Discovery, conveniently, has made just such a supplemental text available. As we noted in our earlier analysis, Discovery hopes to use these bills as a way to push its own textbook into the classroom. Having now read the text of the book, it is clear that our earlier analysis was correct; the book badly misrepresents the scientific community's understanding of evolution in order to suggest that the basics of the theory are questioned by biologists. In doing so, it ignores many of the specific questions about evolution that are actively debated by scientists.

Courts in Pennsylvania and Georgia have both ruled that laws which single out evolution serve no secular purpose and are evidence of unconstitutional religious motivations. Those precedents, however, do not apply to Louisiana, and it's possible that the LSEA will either be ruled constitutional or remain in force for years before a court rejects it. That will leave the use of supplemental scientific material to be determined by local school boards in the intervening years and, if boards in Florida are viewed as evidence, they are likely to be spectacularly incapable of judging scientific issues.

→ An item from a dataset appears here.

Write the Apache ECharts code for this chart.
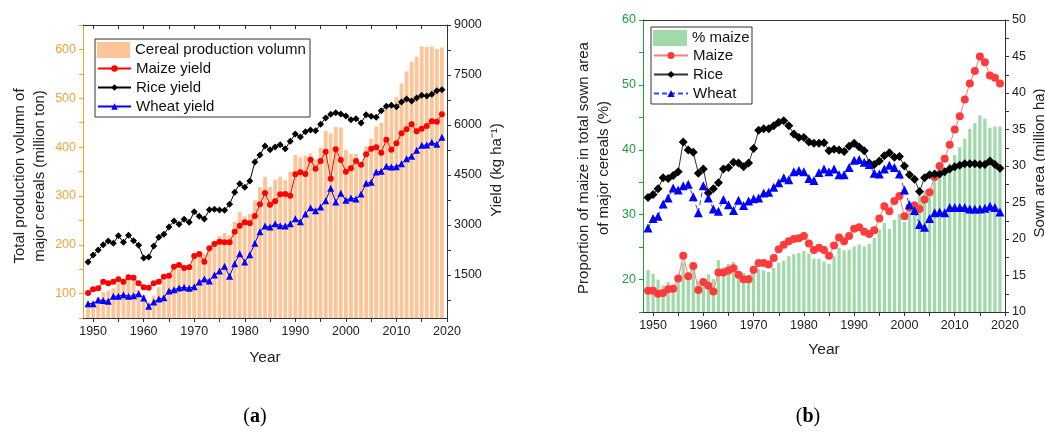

As such, most observers are expecting the passage of the LSEA by the state to unleash a series of Dover-style cases, as various local boards attempt to discover the edges of what's constitutionally allowable. The AAAS' Leshner suggested that the bill's passage would "provoke an expensive, divisive legal fight." In vetoing similar legislation in Oklahoma, Governor Brad Henry suggested it would end up "subjecting them [school officials] to an explosion of costly and protracted litigation that would have to be defended at taxpayers' expense." In essence, Jindal is inviting local school boards to partake in that explosion without committing the state to paying the inevitable costs.

In the meantime, the students of the state will be subjected to an "anything goes" approach to science—if it looks scientific to a school board, it can appear in the classroom.